Task to carry out:
Note each line of the listing that contains the string "this", and copy it.

..............................

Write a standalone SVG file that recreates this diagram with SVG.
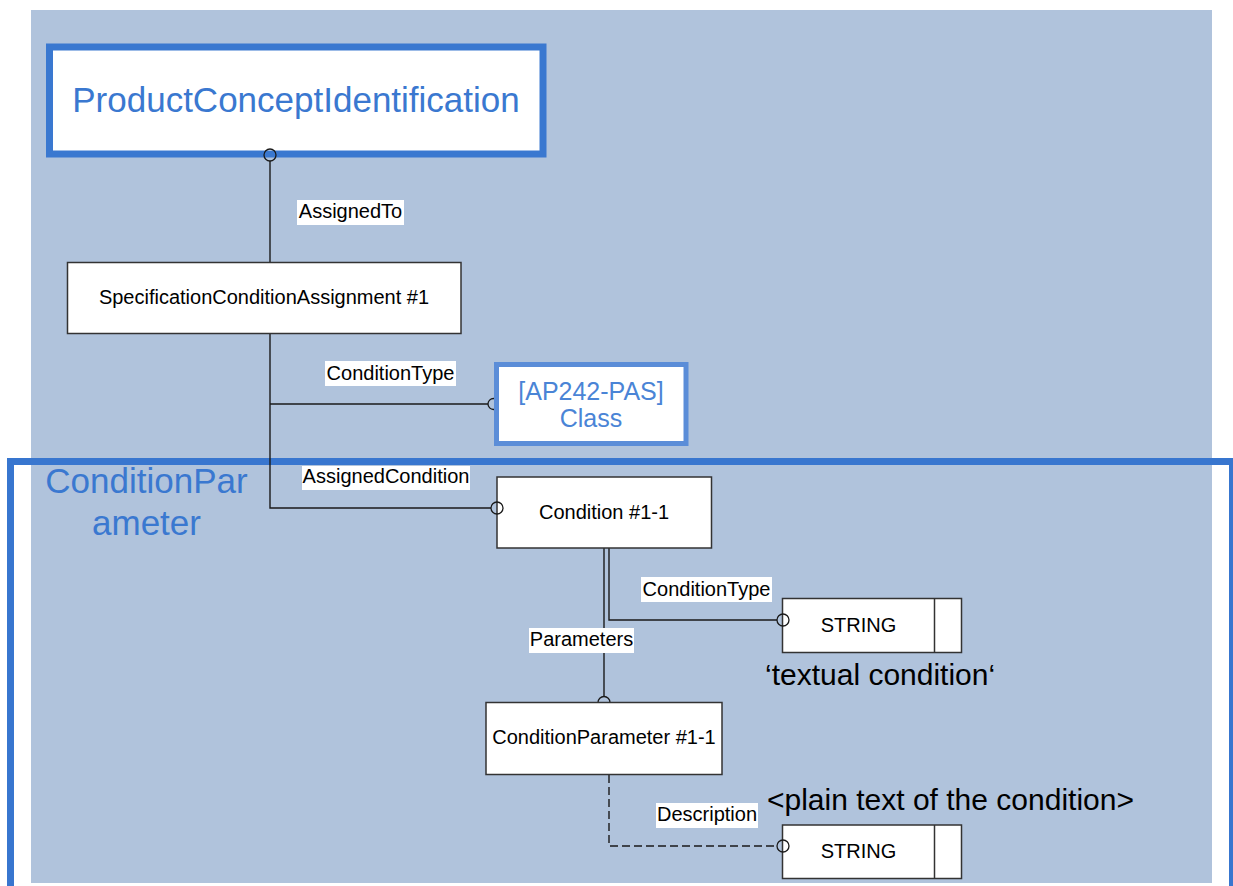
<svg xmlns="http://www.w3.org/2000/svg" width="1233" height="886" viewBox="0 0 1233 886">
<style>
text{font-family:"Liberation Sans",Arial,sans-serif;}
.box{fill:#fff;stroke:#333;stroke-width:1.5;}
.lbl{fill:#fff;}
.t20{font-size:20px;fill:#000;}
.mid{text-anchor:middle;}
.con{fill:none;stroke:#1a1a1a;stroke-width:1.4;}
.dash{stroke-dasharray:8 4;}
.ring{fill:none;stroke:#1a1a1a;stroke-width:1.3;}
.big{font-size:35px;fill:#3A78D0;}
.note{font-size:30px;fill:#000;}
</style>
<rect x="31" y="10" width="1181" height="873" fill="#B0C3DC"/>

<g id="frame-ConditionParameter">
<rect x="10.5" y="461.5" width="1222" height="500" fill="none" stroke="#3876CF" stroke-width="7"/>
<text class="big mid" x="146.5" y="493">ConditionPar</text>
<text class="big mid" x="146.5" y="535">ameter</text>
</g>

<g id="connectors">
<line class="con" x1="270" y1="161" x2="270" y2="262"/>
<polyline class="con" points="270,333 270,508 491,508"/>
<line class="con" x1="270" y1="404" x2="488" y2="404"/>
<line class="con" x1="604" y1="548" x2="604" y2="696.5"/>
<polyline class="con" points="609,548 609,620 777,620"/>
<polyline class="con dash" points="609,775 609,846 777,846"/>
<circle class="ring" cx="493.5" cy="404" r="5.5"/>
<path class="ring" d="M598,702.5 A6,6 0 0 1 610,702.5"/>
<rect class="lbl" x="297" y="200" width="107" height="25"/>
<text class="t20 mid" x="350.5" y="218">AssignedTo</text>
<rect class="lbl" x="325" y="361" width="131" height="25"/>
<text class="t20 mid" x="390.5" y="380">ConditionType</text>
<rect class="lbl" x="302" y="466" width="168" height="24"/>
<text class="t20 mid" x="386" y="483">AssignedCondition</text>
<rect class="lbl" x="641" y="577" width="131" height="25"/>
<text class="t20 mid" x="706.5" y="596">ConditionType</text>
<rect class="lbl" x="529" y="628" width="105" height="25"/>
<text class="t20 mid" x="581.5" y="646">Parameters</text>
<rect class="lbl" x="656" y="803" width="102" height="25"/>
<text class="t20 mid" x="707" y="821">Description</text>
</g>

<g id="node-ProductConceptIdentification">
<rect x="49.5" y="47" width="493.5" height="107" fill="#fff" stroke="#3A78D0" stroke-width="7"/>
<text class="big mid" x="296" y="112">ProductConceptIdentification</text>
</g>

<g id="node-SpecificationConditionAssignment">
<rect class="box" x="67.5" y="262.5" width="393.5" height="71"/>
<text class="t20 mid" x="264" y="304">SpecificationConditionAssignment #1</text>
</g>

<g id="node-Class">
<rect x="496.5" y="364.5" width="189.5" height="79" fill="#fff" stroke="#5B8DD8" stroke-width="5"/>
<text class="mid" x="591" y="400" font-size="25" fill="#4A84D6">[AP242-PAS]</text>
<text class="mid" x="591" y="427" font-size="25" fill="#4A84D6">Class</text>
</g>

<g id="node-Condition">
<rect class="box" x="497" y="477" width="214.5" height="71"/>
<text class="t20 mid" x="604" y="519">Condition #1-1</text>
</g>

<g id="node-STRING-1">
<rect class="box" x="782.5" y="598.5" width="179" height="54"/>
<line x1="934.5" y1="598.5" x2="934.5" y2="652.5" stroke="#333" stroke-width="1.5"/>
<text class="t20 mid" x="858.5" y="632">STRING</text>
<text class="note" x="765" y="685">‘textual condition‘</text>
</g>

<g id="node-ConditionParameter">
<rect class="box" x="486" y="702.5" width="236" height="72"/>
<text class="t20 mid" x="604" y="744">ConditionParameter #1-1</text>
</g>

<g id="node-STRING-2">
<rect class="box" x="782.5" y="825" width="179" height="53.5"/>
<line x1="934.5" y1="825" x2="934.5" y2="878.5" stroke="#333" stroke-width="1.5"/>
<text class="t20 mid" x="858.5" y="858">STRING</text>
<text class="note" x="767" y="810">&lt;plain text of the condition&gt;</text>
</g>

<g id="connector-ends">
<circle class="ring" cx="270" cy="155" r="6"/>
<circle class="ring" cx="497" cy="508" r="6"/>
<circle class="ring" cx="783" cy="620" r="6"/>
<circle class="ring" cx="783" cy="846" r="6"/>
</g>
</svg>
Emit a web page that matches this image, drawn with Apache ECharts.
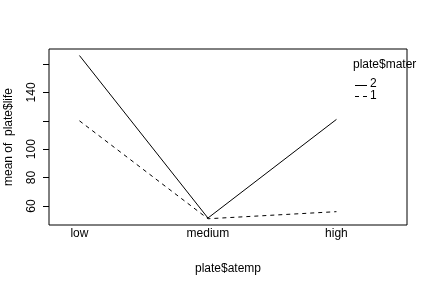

..............................

Response:
Write a standalone SVG file that recreates this diagram with SVG.
Emit a web page that matches this image, drawn with Apache ECharts.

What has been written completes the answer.